Guidelines on research ethics review vary significantly between countries, according to study data published in Health Research Policy and Systems. Investigators assessed review guidelines from ethics committees in Australia, the Netherlands, the United States, and the United Kingdom. In each country, at least 1 form of human subject research was exempted ethics review. However, exemptions differed broadly by country and type of research.
Investigators examined national guidance documents authored by research ethics committees in each country. Included in the study was guidance from the National Health and Medical Research Council of Australia, the Central Committee on Research Involving Humans (Netherlands), the National Health Service (UK), and the Office for Human Research Protections (US). The countries included in the study were chosen based on the projected breadth of available research categories. One investigator read all documents and identified all categories of human subject research. Exemptions were identified and sorted by research category. Any uncertainties regarding terminology or methodology were resolved across 3 authors.

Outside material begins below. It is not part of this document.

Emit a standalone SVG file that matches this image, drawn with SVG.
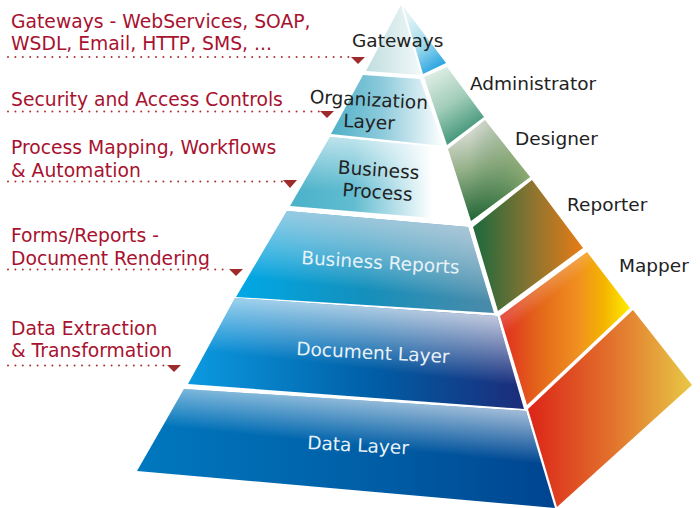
<svg xmlns="http://www.w3.org/2000/svg" width="700" height="508" viewBox="0 0 700 508">
<style>
text{font-family:"DejaVu Sans","Liberation Sans",sans-serif;font-size:18.500px}
.red{fill:#a8122f;font-size:18.750px}
.dark{fill:#222}
.lite{fill:#e8f2f8}
.dot{fill:none;stroke:#a33;stroke-width:2;stroke-linecap:round;stroke-dasharray:0 7.4}
.tip{fill:#9e2a2b}
</style>
<defs>
<linearGradient id="wg" gradientUnits="userSpaceOnUse" x1="366" y1="0" x2="421" y2="0"><stop offset="0" stop-color="#c0dee0"/><stop offset="1" stop-color="#f2f8f8"/></linearGradient>
<linearGradient id="og" gradientUnits="userSpaceOnUse" x1="331" y1="0" x2="444" y2="0"><stop offset="0" stop-color="#4fb0c8"/><stop offset=".45" stop-color="#8ccadb"/><stop offset="1" stop-color="#fff"/></linearGradient>
<linearGradient id="bg" gradientUnits="userSpaceOnUse" x1="290" y1="0" x2="432" y2="0"><stop offset="0" stop-color="#4ab2ca"/><stop offset=".45" stop-color="#62bcd0"/><stop offset="1" stop-color="#fff"/></linearGradient>
<linearGradient id="rg" gradientUnits="userSpaceOnUse" x1="236" y1="0" x2="494" y2="0"><stop offset="0" stop-color="#00a8e6"/><stop offset=".5" stop-color="#1490bc"/><stop offset="1" stop-color="#4c8aa8"/></linearGradient>
<linearGradient id="dg" gradientUnits="userSpaceOnUse" x1="188" y1="0" x2="524" y2="0"><stop offset="0" stop-color="#0c9ae0"/><stop offset=".55" stop-color="#005ea6"/><stop offset="1" stop-color="#1c2c7a"/></linearGradient>
<linearGradient id="ag" gradientUnits="userSpaceOnUse" x1="137" y1="0" x2="555" y2="0"><stop offset="0" stop-color="#0078bf"/><stop offset=".6" stop-color="#005ca4"/><stop offset="1" stop-color="#004490"/></linearGradient>
<linearGradient id="f1" gradientUnits="userSpaceOnUse" x1="0" y1="137" x2="0" y2="190"><stop offset="0" stop-color="#fff" stop-opacity=".6"/><stop offset="1" stop-color="#fff" stop-opacity="0"/></linearGradient>
<linearGradient id="f2" gradientUnits="userSpaceOnUse" x1="377" y1="212" x2="369" y2="290"><stop offset="0" stop-color="#c8d8e4" stop-opacity=".8"/><stop offset="1" stop-color="#fff" stop-opacity="0"/></linearGradient>
<linearGradient id="f3" gradientUnits="userSpaceOnUse" x1="366" y1="302" x2="356" y2="390"><stop offset="0" stop-color="#fff" stop-opacity=".72"/><stop offset=".75" stop-color="#fff" stop-opacity="0"/></linearGradient>
<linearGradient id="f4" gradientUnits="userSpaceOnUse" x1="355" y1="395" x2="350" y2="445"><stop offset="0" stop-color="#fff" stop-opacity=".62"/><stop offset="1" stop-color="#fff" stop-opacity="0"/></linearGradient>
<linearGradient id="s1" gradientUnits="userSpaceOnUse" x1="405" y1="18" x2="442" y2="68"><stop offset="0" stop-color="#e4f4f6"/><stop offset=".5" stop-color="#a4dcec"/><stop offset="1" stop-color="#20a0e0"/></linearGradient>
<linearGradient id="s2" gradientUnits="userSpaceOnUse" x1="430" y1="75" x2="468" y2="135"><stop offset="0" stop-color="#dcece4"/><stop offset=".5" stop-color="#a0ccb8"/><stop offset="1" stop-color="#3f9478"/></linearGradient>
<linearGradient id="s3" gradientUnits="userSpaceOnUse" x1="472" y1="127" x2="490" y2="215"><stop offset="0" stop-color="#dcdfd8"/><stop offset=".45" stop-color="#94b088"/><stop offset="1" stop-color="#256838"/></linearGradient>
<linearGradient id="s3b" gradientUnits="userSpaceOnUse" x1="470" y1="0" x2="530" y2="0"><stop offset="0" stop-color="#2a6a3c" stop-opacity="0"/><stop offset="1" stop-color="#a8bc78" stop-opacity="1"/></linearGradient>
<linearGradient id="s4" gradientUnits="userSpaceOnUse" x1="480" y1="0" x2="583" y2="0"><stop offset="0" stop-color="#276a3c"/><stop offset=".5" stop-color="#8a7430"/><stop offset="1" stop-color="#e87c14"/></linearGradient>
<linearGradient id="s5" gradientUnits="userSpaceOnUse" x1="500" y1="0" x2="630" y2="0"><stop offset="0" stop-color="#e02c20"/><stop offset=".3" stop-color="#e4661a"/><stop offset=".6" stop-color="#f09020"/><stop offset=".8" stop-color="#f4b400"/><stop offset="1" stop-color="#ffee00"/></linearGradient>
<linearGradient id="s6" gradientUnits="userSpaceOnUse" x1="528" y1="0" x2="692" y2="0"><stop offset="0" stop-color="#dc2418"/><stop offset=".5" stop-color="#e2702c"/><stop offset="1" stop-color="#e8c846"/></linearGradient>
<linearGradient id="g5" gradientUnits="userSpaceOnUse" x1="575" y1="262" x2="583" y2="272"><stop offset="0" stop-color="#fff" stop-opacity=".16"/><stop offset="1" stop-color="#fff" stop-opacity="0"/></linearGradient>
</defs>

<g id="connectors">
<path class="dot" d="M8 57H352"/><polygon class="tip" points="351,57 365,57 358,64"/>
<path class="dot" d="M8 111.500H320"/><polygon class="tip" points="320,111 334,111 327,118"/>
<path class="dot" d="M8 181.500H282"/><polygon class="tip" points="283,180 297,180 290,188"/>
<path class="dot" d="M8 269.500H228"/><polygon class="tip" points="229,269 243,269 236,276"/>
<path class="dot" d="M8 365.500H166"/><polygon class="tip" points="167,365 181,365 174,372"/>
</g>

<g id="face-top">
<polygon fill="url(#s1)" points="403,6 446,63 423,74"/>
</g>
<g id="gateways-layer">
<polygon fill="url(#wg)" points="401,5 421,75 366,71"/>
<text class="dark" x="352" y="47">Gateways</text>
</g>
<g id="organization-layer">
<polygon fill="url(#og)" points="363,75 420,79 444,146 331,134"/>
<text class="dark" transform="translate(309.500,103) rotate(3)">Organization</text>
<text class="dark" transform="translate(343,127) rotate(3)">Layer</text>
</g>
<g id="business-process">
<polygon fill="url(#bg)" points="330,137 447,148 468,221 290,206"/>
<polygon fill="url(#f1)" points="330,137 447,148 468,221 290,206"/>
<text class="dark" transform="translate(337.500,173.500) rotate(4)">Business</text>
<text class="dark" transform="translate(342,196) rotate(4)">Process</text>
</g>
<g id="business-reports">
<polygon fill="url(#rg)" points="287,211 468,227 494,313 236,297"/>
<polygon fill="url(#f2)" points="287,211 468,227 494,313 236,297"/>
<text class="lite" transform="translate(301,264) rotate(3.500)">Business Reports</text>
</g>
<g id="document-layer">
<polygon fill="url(#dg)" points="235,298 497,316 524,409 188,384"/>
<polygon fill="url(#f3)" points="235,298 497,316 524,409 188,384"/>
<text class="lite" transform="translate(296,355) rotate(3)">Document Layer</text>
</g>
<g id="data-layer">
<polygon fill="url(#ag)" points="184,389 526,411 555,508 137,471"/>
<polygon fill="url(#f4)" points="184,389 526,411 555,508 137,471"/>
<text class="lite" transform="translate(307,449) rotate(3)">Data Layer</text>
</g>

<g id="administrator">
<polygon fill="url(#s2)" points="424,77 447,67 484,117 447,145"/>
<text class="dark" x="470" y="90">Administrator</text>
</g>
<g id="designer">
<polygon fill="url(#s3)" points="448,149 485,120 530,177 471,221"/>
<polygon fill="url(#s3b)" points="448,149 485,120 530,177 471,221" opacity=".6"/>
<text class="dark" x="515" y="145">Designer</text>
</g>
<g id="reporter">
<polygon fill="url(#s4)" points="473,227 532,180 583,248 498,311"/>
<text class="dark" x="567" y="211">Reporter</text>
</g>
<g id="mapper">
<polygon fill="url(#s5)" points="500,316 587,252 630,308 527,405"/>
<polygon fill="url(#g5)" points="500,316 587,252 630,308 527,405"/>
<text class="dark" x="619" y="272">Mapper</text>
</g>
<g id="face-bottom">
<polygon fill="url(#s6)" points="528,409 633,310 692,385 557,507"/>
</g>

<g id="annotations">
<text class="red" x="11" y="28">Gateways - WebServices, SOAP,</text>
<text class="red" x="11" y="50">WSDL, Email, HTTP, SMS, ...</text>
<text class="red" x="11" y="106">Security and Access Controls</text>
<text class="red" x="11" y="154">Process Mapping, Workflows</text>
<text class="red" x="11" y="177">&amp; Automation</text>
<text class="red" x="11" y="242">Forms/Reports -</text>
<text class="red" x="11" y="265">Document Rendering</text>
<text class="red" x="11" y="335">Data Extraction</text>
<text class="red" x="11" y="357">&amp; Transformation</text>
</g>
</svg>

Investigators defined 9 research categories that were deemed exempt in some capacity: (1) existing deidentified data/specimen; (2) questionnaire or survey; (3) interviews; (4) postmarketing studies; (5) evaluation of public benefit or service program; (5) randomized clinical trials; (6) research with staff in their professional role; (7) audit and service evaluation; and (8) other or miscellaneous exemptions. Research involving existing data/specimens was exempt in all 4 countries. Research evaluating a public benefit or service program was exempt only in the United States; research involving staff in their professional role and audit research were exempt only in the United Kingdom. Randomized clinical trials were exempt from ethics review in the Netherlands if patients were not exposed to treatment or behavioral modification. The remaining 4 categories of research were exempt in 2 or 3 countries each. Overall, the Netherlands had the greatest number of exemptions, whereas Australia had the fewest.
According to study authors, a clearer delineation of exemptions can streamline the review process and reduce research waste. This may be more easily achieved, they wrote, with standardization of research exemptions across countries, particularly where international collaboration is concerned. “Given the considerable costs and burdens on researchers and ethics committees, it would be worthwhile to develop…clearer guidance on exemptions…with transparent underpinning rationales,” the investigators wrote.
Scott AM, Kolstoe S, Ploem MCC, Hammatt Z, Glasziou P. Exempting low-risk health and medical research from ethics reviews: comparing Australia, the United Kingdom, the United States and the Netherlands. Health Res Policy Syst. 2020;18(1):11.